The sitter must be William Peere Williams Jr, the barrister who published his his father’s Law Reports in two volumes in 1740. A third volume was published in 1749, which bookends the sitting to Hudson, and suggests an earlier date. William Peere Williams Sr was a highly successful barrister and MP, who retired the equivalent of a millionaire. Reynolds’s portrait of his youngest son George James ‘Gilly’ Williams, wit and letter-writer with his friends George Selwyn and Lord Edgecumbe in the Library at Strawberry Hill (Private Collection), has a strong family resemblance to the Hudson sitter.

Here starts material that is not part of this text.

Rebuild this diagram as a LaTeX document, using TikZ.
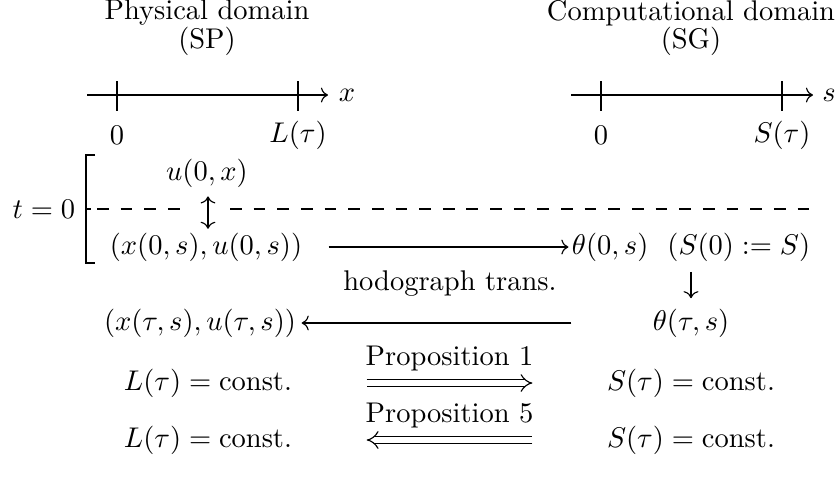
\documentclass[tikz,border=0pt]{standalone}
\usetikzlibrary{arrows.meta}
\begin{document}
\begin{tikzpicture}[x=0.351pt,y=-0.351pt,
  txt/.style={inner sep=0pt, anchor=center},
  conn/.style={->},
  dbl/.style={double, double distance=1.8pt, -{Implies}},
  dashline/.style={dash pattern=on 4.1pt off 4.2pt},
  brk/.style={line width=0.5pt}]
\useasboundingbox (0,0) rectangle (840,493);
% titles
\node[txt] (t1) at (207,13) {Physical domain};
\node[txt] (t1b) at (207,41) {(SP)};
\node[txt] (t2) at (691,13) {Computational domain};
\node[txt] (t2b) at (691,41) {(SG)};
% axis 1
\coordinate (a1s) at (87,95);
\coordinate (a1e) at (328,95);
\draw[conn] (a1s) -- (a1e);
\draw (117,81) -- (117,111);
\draw (298,81) -- (298,111);
\node[txt] (xl) at (347,95) {$x$};
\node[txt] (l10) at (117,135) {$0$};
\node[txt] (l1L) at (298,135) {$L(\tau)$};
% axis 2
\coordinate (a2s) at (571,95);
\coordinate (a2e) at (813,95);
\draw[conn] (a2s) -- (a2e);
\draw (601,81) -- (601,111);
\draw (782,81) -- (782,111);
\node[txt] (sl) at (829,95) {$s$};
\node[txt] (l20) at (601,135) {$0$};
\node[txt] (l2S) at (782,135) {$S(\tau)$};
% t=0 bracket
\node[txt] (t0) at (44,209) {$t=0$};
\draw[brk] (95,155) -- (86,155) -- (86,263) -- (95,263);
\draw (86,209) -- (91,209);
\draw[dashline] (97,209) -- (180,209);
\draw[dashline] (230,209) -- (813,209);
% nodes
\node[txt] (u0) at (207,173) {$u(0,x)$};
\node[txt] (A) at (206,247) {$(x(0,s),u(0,s))$};
\node[txt] (B) at (691,247) {$\theta(0,s)\ \ (S(0):=S)$};
\node[txt] (hod) at (450,284) {hodograph trans.};
\node[txt] (C) at (691,323) {$\theta(\tau,s)$};
\node[txt] (D) at (200,323) {$(x(\tau,s),u(\tau,s))$};
\draw[<->, shorten <=3pt, shorten >=1.2pt] (u0.south -| 208,0) -- (A.north -| 208,0);
\draw[conn, shorten <=9.1pt, shorten >=1pt] (A.east) -- (A.east -| B.west);
\draw[conn, shorten <=3.5pt, shorten >=3.5pt] (B.south) -- (C.north);
\draw[conn, shorten <=28.4pt, shorten >=1.8pt] (C.west) -- (C.west -| D.east);
% propositions
\node[txt] (E) at (208,383) {$L(\tau)=\mathrm{const.}$};
\node[txt] (F) at (691,383) {$S(\tau)=\mathrm{const.}$};
\node[txt] (G) at (208,440) {$L(\tau)=\mathrm{const.}$};
\node[txt] (H) at (691,440) {$S(\tau)=\mathrm{const.}$};
\draw[dbl, shorten <=26pt, shorten >=26pt] (E.east) -- (E.east -| F.west)
  node[midway, above=4pt, inner sep=0pt] (p1) {Proposition 1};
\draw[dbl, shorten <=26pt, shorten >=26pt] (H.west) -- (H.west -| G.east)
  node[midway, above=4pt, inner sep=0pt] (p5) {Proposition 5};
\end{tikzpicture}
\end{document}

Much of the Dreweatt’s sale is stock being offloaded by Mallett’s, for decades the home of this sort of solidly respectable, smart Eighteenth Century portrait. I thought it was a worrying sign if they’re moving on to new things, so I’m glad that there’s still a keen market for a picture like this. The next lot was an Arthur Devis of Lord Robert Kerr, keen amateur flute-player, who bought the score of Vivaldi’s Grand Mogul Concerto from the composer himself. It was thought lost until it was rediscovered in his papers in 2010. Lord Robert sat to Devis in 1742, and was killed in the first charge at Culloden three years later. He took the first of the Camerons on the point of his pike and was cut down at once by the next. I hope he finds a good home too.